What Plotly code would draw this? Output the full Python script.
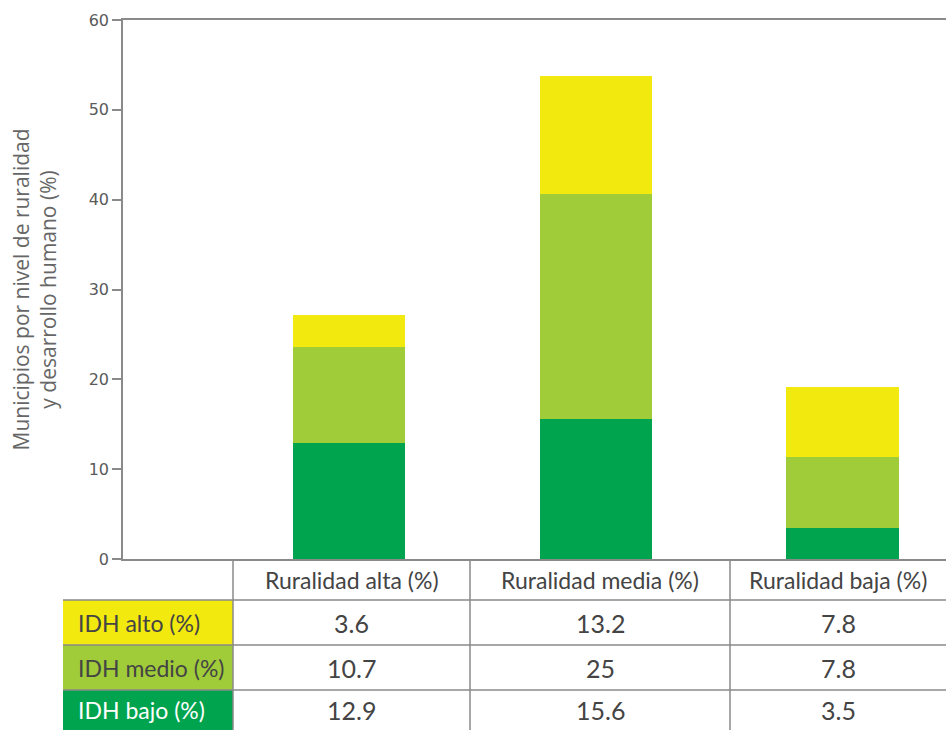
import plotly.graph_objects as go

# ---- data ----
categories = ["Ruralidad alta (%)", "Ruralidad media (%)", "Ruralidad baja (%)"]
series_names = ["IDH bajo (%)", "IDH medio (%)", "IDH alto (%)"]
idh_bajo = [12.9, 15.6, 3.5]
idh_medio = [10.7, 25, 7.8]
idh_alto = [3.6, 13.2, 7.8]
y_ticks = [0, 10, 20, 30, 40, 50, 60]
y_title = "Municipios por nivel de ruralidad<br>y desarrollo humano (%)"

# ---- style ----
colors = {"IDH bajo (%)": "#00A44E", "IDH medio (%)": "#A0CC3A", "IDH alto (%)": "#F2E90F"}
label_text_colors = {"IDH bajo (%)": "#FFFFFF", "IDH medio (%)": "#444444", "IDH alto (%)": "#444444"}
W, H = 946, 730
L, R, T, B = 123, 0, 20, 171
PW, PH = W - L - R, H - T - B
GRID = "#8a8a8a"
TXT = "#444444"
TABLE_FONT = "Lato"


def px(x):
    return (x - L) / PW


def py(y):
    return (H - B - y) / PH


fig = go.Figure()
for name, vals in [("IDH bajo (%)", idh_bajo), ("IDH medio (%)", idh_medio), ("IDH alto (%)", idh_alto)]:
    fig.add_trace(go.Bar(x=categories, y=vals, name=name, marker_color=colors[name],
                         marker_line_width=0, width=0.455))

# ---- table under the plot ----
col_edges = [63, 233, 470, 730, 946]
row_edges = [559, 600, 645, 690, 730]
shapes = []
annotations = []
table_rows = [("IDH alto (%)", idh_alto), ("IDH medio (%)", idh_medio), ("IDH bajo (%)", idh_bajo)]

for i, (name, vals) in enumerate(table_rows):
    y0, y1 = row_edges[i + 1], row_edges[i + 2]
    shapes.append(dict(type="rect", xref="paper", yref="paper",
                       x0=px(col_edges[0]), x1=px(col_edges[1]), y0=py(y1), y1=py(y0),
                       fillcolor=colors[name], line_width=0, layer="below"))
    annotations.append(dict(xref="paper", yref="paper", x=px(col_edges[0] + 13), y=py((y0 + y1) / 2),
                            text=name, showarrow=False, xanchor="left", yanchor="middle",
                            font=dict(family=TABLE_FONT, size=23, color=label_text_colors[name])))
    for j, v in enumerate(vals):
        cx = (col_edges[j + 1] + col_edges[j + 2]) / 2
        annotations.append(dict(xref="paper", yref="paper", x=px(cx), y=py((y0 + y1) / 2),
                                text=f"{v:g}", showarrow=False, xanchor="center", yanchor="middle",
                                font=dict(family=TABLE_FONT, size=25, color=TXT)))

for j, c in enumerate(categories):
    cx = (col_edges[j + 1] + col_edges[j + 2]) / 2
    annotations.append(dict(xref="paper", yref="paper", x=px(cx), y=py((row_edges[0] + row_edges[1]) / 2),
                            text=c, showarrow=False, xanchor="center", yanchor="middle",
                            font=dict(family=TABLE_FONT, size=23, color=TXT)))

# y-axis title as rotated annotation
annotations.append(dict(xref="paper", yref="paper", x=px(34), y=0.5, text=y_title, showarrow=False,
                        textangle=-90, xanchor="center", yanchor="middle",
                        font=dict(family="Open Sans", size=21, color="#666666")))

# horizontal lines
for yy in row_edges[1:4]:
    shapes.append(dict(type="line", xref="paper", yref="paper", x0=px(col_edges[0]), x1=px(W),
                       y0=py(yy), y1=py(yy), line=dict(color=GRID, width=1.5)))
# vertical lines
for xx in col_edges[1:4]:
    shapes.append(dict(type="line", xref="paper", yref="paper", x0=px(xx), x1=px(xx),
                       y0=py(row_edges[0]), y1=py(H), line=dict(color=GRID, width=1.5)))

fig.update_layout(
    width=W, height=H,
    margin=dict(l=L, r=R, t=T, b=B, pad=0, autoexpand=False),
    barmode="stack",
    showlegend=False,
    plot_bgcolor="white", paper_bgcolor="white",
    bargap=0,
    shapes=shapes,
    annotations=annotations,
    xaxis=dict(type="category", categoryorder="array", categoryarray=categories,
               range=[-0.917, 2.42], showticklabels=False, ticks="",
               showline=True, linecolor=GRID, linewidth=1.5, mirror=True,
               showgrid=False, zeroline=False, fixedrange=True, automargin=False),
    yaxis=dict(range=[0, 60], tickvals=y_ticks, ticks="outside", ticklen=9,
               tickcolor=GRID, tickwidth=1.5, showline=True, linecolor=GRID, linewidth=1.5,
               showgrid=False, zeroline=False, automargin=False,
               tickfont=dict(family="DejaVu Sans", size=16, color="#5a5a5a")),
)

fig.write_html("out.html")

...

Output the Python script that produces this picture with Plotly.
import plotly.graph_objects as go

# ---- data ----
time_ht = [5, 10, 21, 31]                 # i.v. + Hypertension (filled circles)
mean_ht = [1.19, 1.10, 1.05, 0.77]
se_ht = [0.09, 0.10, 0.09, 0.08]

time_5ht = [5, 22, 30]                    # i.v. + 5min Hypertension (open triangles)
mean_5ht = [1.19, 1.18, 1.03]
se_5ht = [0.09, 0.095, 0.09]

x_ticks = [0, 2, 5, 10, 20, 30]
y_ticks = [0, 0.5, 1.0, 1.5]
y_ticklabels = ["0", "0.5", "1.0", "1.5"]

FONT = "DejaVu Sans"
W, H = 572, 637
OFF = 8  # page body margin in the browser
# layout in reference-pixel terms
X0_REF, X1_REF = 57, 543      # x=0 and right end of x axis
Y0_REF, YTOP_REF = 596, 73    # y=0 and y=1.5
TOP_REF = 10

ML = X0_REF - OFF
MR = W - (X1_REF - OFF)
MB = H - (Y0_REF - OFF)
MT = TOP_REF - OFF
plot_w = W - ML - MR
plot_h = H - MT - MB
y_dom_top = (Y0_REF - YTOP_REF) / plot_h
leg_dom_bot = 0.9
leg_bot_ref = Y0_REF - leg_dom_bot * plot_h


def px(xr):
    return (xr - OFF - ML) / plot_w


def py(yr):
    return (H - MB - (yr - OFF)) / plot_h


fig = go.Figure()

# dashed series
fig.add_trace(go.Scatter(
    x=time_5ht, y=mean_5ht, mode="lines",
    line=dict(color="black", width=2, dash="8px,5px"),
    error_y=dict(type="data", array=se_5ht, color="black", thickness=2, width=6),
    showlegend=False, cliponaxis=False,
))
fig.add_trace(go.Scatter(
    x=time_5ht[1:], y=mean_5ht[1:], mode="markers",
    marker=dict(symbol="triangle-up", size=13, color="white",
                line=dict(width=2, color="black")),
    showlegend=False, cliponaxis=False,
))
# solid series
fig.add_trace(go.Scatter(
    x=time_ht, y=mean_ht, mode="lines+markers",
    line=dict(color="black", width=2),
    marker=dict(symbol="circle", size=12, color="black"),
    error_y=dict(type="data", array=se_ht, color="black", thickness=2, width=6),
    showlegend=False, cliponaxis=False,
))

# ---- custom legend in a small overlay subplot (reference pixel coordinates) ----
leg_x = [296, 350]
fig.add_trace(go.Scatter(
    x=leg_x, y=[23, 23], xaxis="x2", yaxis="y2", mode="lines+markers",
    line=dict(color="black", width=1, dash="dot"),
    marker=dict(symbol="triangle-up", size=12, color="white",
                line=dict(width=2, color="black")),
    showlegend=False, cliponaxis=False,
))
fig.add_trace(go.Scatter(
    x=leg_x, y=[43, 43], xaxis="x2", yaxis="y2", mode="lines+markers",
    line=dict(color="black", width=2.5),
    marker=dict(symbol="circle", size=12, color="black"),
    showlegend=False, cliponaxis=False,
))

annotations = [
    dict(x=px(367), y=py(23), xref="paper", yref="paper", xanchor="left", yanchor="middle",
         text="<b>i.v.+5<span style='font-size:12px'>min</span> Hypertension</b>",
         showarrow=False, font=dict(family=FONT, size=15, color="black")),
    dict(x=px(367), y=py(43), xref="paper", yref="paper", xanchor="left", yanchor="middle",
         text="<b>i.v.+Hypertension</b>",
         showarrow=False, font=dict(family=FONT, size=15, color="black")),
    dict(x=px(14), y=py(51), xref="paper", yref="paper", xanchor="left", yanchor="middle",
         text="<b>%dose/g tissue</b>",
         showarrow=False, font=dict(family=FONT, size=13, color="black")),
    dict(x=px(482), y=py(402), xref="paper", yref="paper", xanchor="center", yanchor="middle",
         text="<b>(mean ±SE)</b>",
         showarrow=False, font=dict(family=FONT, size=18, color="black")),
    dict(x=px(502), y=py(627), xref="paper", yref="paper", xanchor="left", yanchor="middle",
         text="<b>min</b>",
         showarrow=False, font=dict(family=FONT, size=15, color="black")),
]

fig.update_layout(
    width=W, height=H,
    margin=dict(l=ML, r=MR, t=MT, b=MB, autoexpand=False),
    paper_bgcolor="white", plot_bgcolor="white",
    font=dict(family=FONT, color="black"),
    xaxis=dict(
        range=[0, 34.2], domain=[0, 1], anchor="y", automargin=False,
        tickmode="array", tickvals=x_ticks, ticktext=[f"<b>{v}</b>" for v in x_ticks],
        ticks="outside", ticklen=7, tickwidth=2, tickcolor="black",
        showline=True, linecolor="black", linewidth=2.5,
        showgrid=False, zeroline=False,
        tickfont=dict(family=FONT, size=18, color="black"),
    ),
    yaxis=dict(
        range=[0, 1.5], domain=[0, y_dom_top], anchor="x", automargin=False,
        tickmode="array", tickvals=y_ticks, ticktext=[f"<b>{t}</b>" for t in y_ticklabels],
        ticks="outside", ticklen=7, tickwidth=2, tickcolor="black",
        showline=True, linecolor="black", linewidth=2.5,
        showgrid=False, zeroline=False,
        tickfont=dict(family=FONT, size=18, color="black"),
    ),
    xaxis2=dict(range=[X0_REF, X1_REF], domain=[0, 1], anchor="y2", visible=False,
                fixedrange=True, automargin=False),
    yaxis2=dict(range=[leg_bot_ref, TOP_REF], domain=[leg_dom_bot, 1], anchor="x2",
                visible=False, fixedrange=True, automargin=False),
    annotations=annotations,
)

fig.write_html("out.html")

* * *

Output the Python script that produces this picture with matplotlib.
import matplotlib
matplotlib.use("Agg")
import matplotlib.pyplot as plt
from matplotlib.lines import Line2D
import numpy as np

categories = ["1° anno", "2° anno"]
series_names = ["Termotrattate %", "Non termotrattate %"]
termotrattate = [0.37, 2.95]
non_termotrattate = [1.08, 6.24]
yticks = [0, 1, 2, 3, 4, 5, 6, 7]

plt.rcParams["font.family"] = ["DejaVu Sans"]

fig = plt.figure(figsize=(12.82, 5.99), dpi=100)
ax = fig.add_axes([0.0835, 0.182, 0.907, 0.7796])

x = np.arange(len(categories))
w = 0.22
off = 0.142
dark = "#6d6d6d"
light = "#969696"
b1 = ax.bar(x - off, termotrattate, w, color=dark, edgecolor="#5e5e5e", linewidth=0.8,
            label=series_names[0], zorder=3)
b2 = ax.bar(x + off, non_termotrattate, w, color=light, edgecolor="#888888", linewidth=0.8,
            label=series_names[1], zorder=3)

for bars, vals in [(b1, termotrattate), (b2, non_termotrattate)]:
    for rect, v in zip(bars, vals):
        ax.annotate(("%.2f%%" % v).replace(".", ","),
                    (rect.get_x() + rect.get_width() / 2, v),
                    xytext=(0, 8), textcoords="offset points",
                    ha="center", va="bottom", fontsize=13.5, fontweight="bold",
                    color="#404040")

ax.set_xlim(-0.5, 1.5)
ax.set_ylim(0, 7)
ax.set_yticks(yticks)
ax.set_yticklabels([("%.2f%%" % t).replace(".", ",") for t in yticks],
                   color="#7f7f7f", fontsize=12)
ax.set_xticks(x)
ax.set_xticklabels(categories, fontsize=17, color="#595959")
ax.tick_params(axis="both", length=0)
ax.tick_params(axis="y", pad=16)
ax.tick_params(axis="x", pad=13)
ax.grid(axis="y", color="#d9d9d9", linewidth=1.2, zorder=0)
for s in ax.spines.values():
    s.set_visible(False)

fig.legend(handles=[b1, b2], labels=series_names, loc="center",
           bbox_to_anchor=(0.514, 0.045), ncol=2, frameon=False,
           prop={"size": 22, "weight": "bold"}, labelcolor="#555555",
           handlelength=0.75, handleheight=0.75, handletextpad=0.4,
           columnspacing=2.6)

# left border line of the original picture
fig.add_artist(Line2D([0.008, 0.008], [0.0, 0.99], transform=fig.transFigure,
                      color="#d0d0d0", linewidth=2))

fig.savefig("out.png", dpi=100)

◆ **Direction**:
Using the listing above, repeat word for word each line from the one with "What Plotly code" down to the one with "marker_line_width=0, width=0.455))", both included. Omit all pictures.

◆ **Answer**:
What Plotly code would draw this? Output the full Python script.
import plotly.graph_objects as go

# ---- data ----
categories = ["Ruralidad alta (%)", "Ruralidad media (%)", "Ruralidad baja (%)"]
series_names = ["IDH bajo (%)", "IDH medio (%)", "IDH alto (%)"]
idh_bajo = [12.9, 15.6, 3.5]
idh_medio = [10.7, 25, 7.8]
idh_alto = [3.6, 13.2, 7.8]
y_ticks = [0, 10, 20, 30, 40, 50, 60]
y_title = "Municipios por nivel de ruralidad<br>y desarrollo humano (%)"

# ---- style ----
colors = {"IDH bajo (%)": "#00A44E", "IDH medio (%)": "#A0CC3A", "IDH alto (%)": "#F2E90F"}
label_text_colors = {"IDH bajo (%)": "#FFFFFF", "IDH medio (%)": "#444444", "IDH alto (%)": "#444444"}
W, H = 946, 730
L, R, T, B = 123, 0, 20, 171
PW, PH = W - L - R, H - T - B
GRID = "#8a8a8a"
TXT = "#444444"
TABLE_FONT = "Lato"


def px(x):
    return (x - L) / PW


def py(y):
    return (H - B - y) / PH


fig = go.Figure()
for name, vals in [("IDH bajo (%)", idh_bajo), ("IDH medio (%)", idh_medio), ("IDH alto (%)", idh_alto)]:
    fig.add_trace(go.Bar(x=categories, y=vals, name=name, marker_color=colors[name],
                         marker_line_width=0, width=0.455))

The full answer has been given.